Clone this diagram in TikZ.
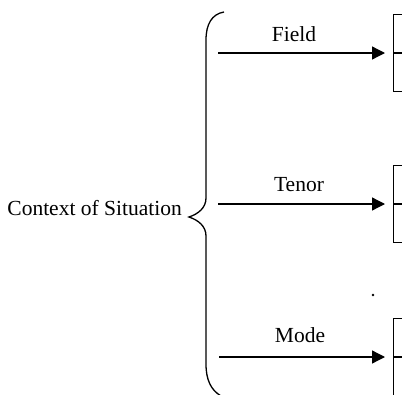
\documentclass[tikz,border=0pt]{standalone}
\usepackage{fontspec}
\setmainfont{Liberation Serif}
\usetikzlibrary{arrows.meta}
\begin{document}
\begin{tikzpicture}
        [x=1pt, y=-1pt,
        lbl/.style={font=\fontsize{21.5}{25}\selectfont, inner sep=0pt, anchor=base},
        box/.style={draw, line width=1.3pt, minimum width=40pt, minimum height=77pt, anchor=west, inner sep=0pt},
        line/.style={line width=1.3pt},
        arr/.style={line, shorten >=8pt, -{Triangle[length=13pt,width=13pt]}}]
        \useasboundingbox (0,0) rectangle (402,394);
        \clip (0,0) rectangle (402,394);
        \node[lbl, anchor=base east] (ctx) at (182,215) {Context of Situation};
        % the brace
        \draw[line] (224,12) .. controls (212,14) and (206,24) .. (206,40)
            -- (206,198) .. controls (206,208) and (198,214) .. (189,217)
            .. controls (198,220) and (206,226) .. (206,236)
            -- (206,364) .. controls (206,380) and (211,390) .. (221,396);
        \node[box] (field) at (393,53) {};
        \node[box] (tenor) at (393,204) {};
        \node[box] (mode) at (393,357) {};
        \draw[line] (field.west) -- (field.east);
        \draw[line] (tenor.west) -- (tenor.east);
        \draw[line] (mode.west) -- (mode.east);
        \coordinate (f0) at (218,53);
        \coordinate (t0) at (218,204);
        \coordinate (m0) at (219,357);
        \draw[arr] (f0) -- (field.west);
        \draw[arr] (t0) -- (tenor.west);
        \draw[arr] (m0) -- (mode.west);
        \node[lbl] (fieldlbl) at (294,41) {Field};
        \node[lbl] (tenorlbl) at (299,191) {Tenor};
        \node[lbl] (modelbl) at (300,342) {Mode};
        \fill (373,295) circle (1.4pt);
    \end{tikzpicture}
\end{document}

§ **What you are asked to do**
In the copy, include no pictures; restate the listing above exactly.

§ **Exercise result**
Clone this diagram in TikZ.
\documentclass[tikz,border=0pt]{standalone}
\usepackage{fontspec}
\setmainfont{Liberation Serif}
\usetikzlibrary{arrows.meta}
\begin{document}
\begin{tikzpicture}
        [x=1pt, y=-1pt,
        lbl/.style={font=\fontsize{21.5}{25}\selectfont, inner sep=0pt, anchor=base},
        box/.style={draw, line width=1.3pt, minimum width=40pt, minimum height=77pt, anchor=west, inner sep=0pt},
        line/.style={line width=1.3pt},
        arr/.style={line, shorten >=8pt, -{Triangle[length=13pt,width=13pt]}}]
        \useasboundingbox (0,0) rectangle (402,394);
        \clip (0,0) rectangle (402,394);
        \node[lbl, anchor=base east] (ctx) at (182,215) {Context of Situation};
        % the brace
        \draw[line] (224,12) .. controls (212,14) and (206,24) .. (206,40)
            -- (206,198) .. controls (206,208) and (198,214) .. (189,217)
            .. controls (198,220) and (206,226) .. (206,236)
            -- (206,364) .. controls (206,380) and (211,390) .. (221,396);
        \node[box] (field) at (393,53) {};
        \node[box] (tenor) at (393,204) {};
        \node[box] (mode) at (393,357) {};
        \draw[line] (field.west) -- (field.east);
        \draw[line] (tenor.west) -- (tenor.east);
        \draw[line] (mode.west) -- (mode.east);
        \coordinate (f0) at (218,53);
        \coordinate (t0) at (218,204);
        \coordinate (m0) at (219,357);
        \draw[arr] (f0) -- (field.west);
        \draw[arr] (t0) -- (tenor.west);
        \draw[arr] (m0) -- (mode.west);
        \node[lbl] (fieldlbl) at (294,41) {Field};
        \node[lbl] (tenorlbl) at (299,191) {Tenor};
        \node[lbl] (modelbl) at (300,342) {Mode};
        \fill (373,295) circle (1.4pt);
    \end{tikzpicture}
\end{document}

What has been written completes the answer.